Kathy Lueders, Manager of NASA’s Commercial Crew Program said, “It’s really exciting to see SpaceX and Boeing with hardware in flow for their first crew rotation missions.” She added, “It is important to have at least two healthy and robust capabilities from U.S. companies to deliver crew and critical scientific experiments from American soil to the space station throughout its lifespan.”
SpaceX’s rockets were earlier grounded after an unmanned rocket exploded in June. The rocket in question was carrying supplies for the ISS. At the time, SpaceX and NASA had said that the disaster would help ensure the safely of future passengers and work out the kinks before an actual manned mission. SpaceX and Boeing vehicles will still need to go through rigorous testings and certification procedures before they are deemed safe for astronauts.
The Crew Dragon spacecraft by SpaceX has a very minimalistic design with four windows. The seats are made out of carbon fibre and alcantara cloth and the Environmental Control and Life Support System will ensure that the interior of the spacecraft remain safe and comfortable. The spacecraft can not only be controlled by astronauts, but also by SpaceX mission control located in Hawthorne, California.

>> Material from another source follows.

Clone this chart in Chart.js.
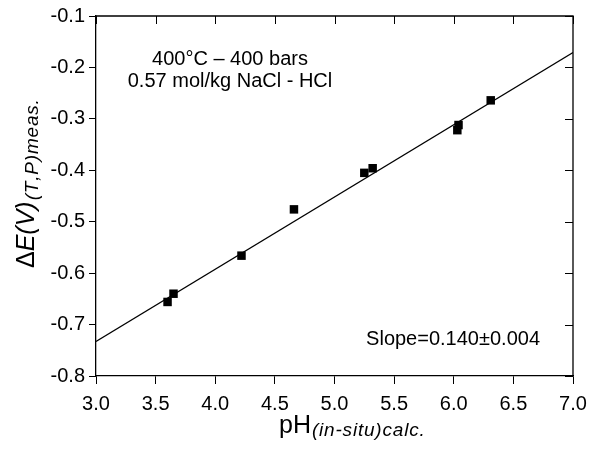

Additionally, NASA plans on using a modified Crew Dragon space capsule for the Red Dragon project, which aims to bring back rock samples from Mars. The project could launch in 2022 and was earlier expected to cost $6 billion, but using SpaceX’s Crew Dragon capsule would significantly reduce the cost. Andy Gonzales of NASA’s Ames Research Center in California said that the Red Dragon is “technically feasible with the use of these emerging commercial technologies, coupled with technologies that already exist."